I have a symmetrix matrix, $M = M^T$ which has negative values everywhere i.e., $M_{i,j}<0$ for all $i, j$. Furthermore, I know that we have $M_{i, i} \leq M_{i, j} \forall i,j$ and additionally that $M_{i, i} \leq M_{j, i} \forall i,j$ i.e., that the largest (most negative) values in each row and column are on the diagonal.
What can I say about the definiteness of $M$?
EDIT: the conditions I have above weren't quite what I had in mind. Let me rephrase, in the situation I mean.
I have $I$ features in a database, which counts how often each feature is active. The matrix $M$ has values:
$$ M_{i,j} = \begin{cases} -N_i,\quad i=j\\ -N_{i,j}\quad otherwise\end{cases} $$ where $N_i$ is the number of days that $i$ is active and $N_{i,j}$ is the number of days that both $i$ and $j$ are active. I want to know whether this matrix is negative semi-definite.
This matrix satisfies the conditions above, but they aren't strict enough. For example,
$$ M = -\begin{bmatrix} 10 & 10 & 5 \\\ 10 & 10 & 10 \\\ 5 & 10 & 10\end{bmatrix} $$ satisfies the conditions I mentioned above. However, it could not have been generated from data. The second row implies that every time the second feature is active, the first and third features are also active. The first row implies that the third feature is not always active if the first feature is second, which is a contradiction.
I'm not entirely sure how to encode this constraint, but I feel as though this matrix should come out to be negative semi-definite.

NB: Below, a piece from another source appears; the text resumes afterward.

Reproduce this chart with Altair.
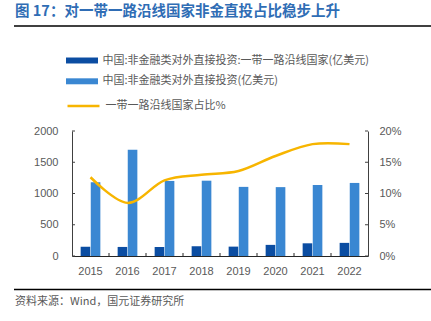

Let $D$ be the set of all days in the record and $A=(a_{id})$ be the matrix such that $a_{id}=1$ if feature $i$ is active on day $d$ or $a_{id}=0$ otherwise. Then $a_{id}a_{jd}$ is equal to $1$ if both features $i$ and $j$ are active on day $d$, or $0$ otherwise. It follows that $m_{ij}=-\sum_{d\in D}a_{id}a_{jd}$, i.e. $M=-AA^\top$. Hence $M$ is negative semidefinite.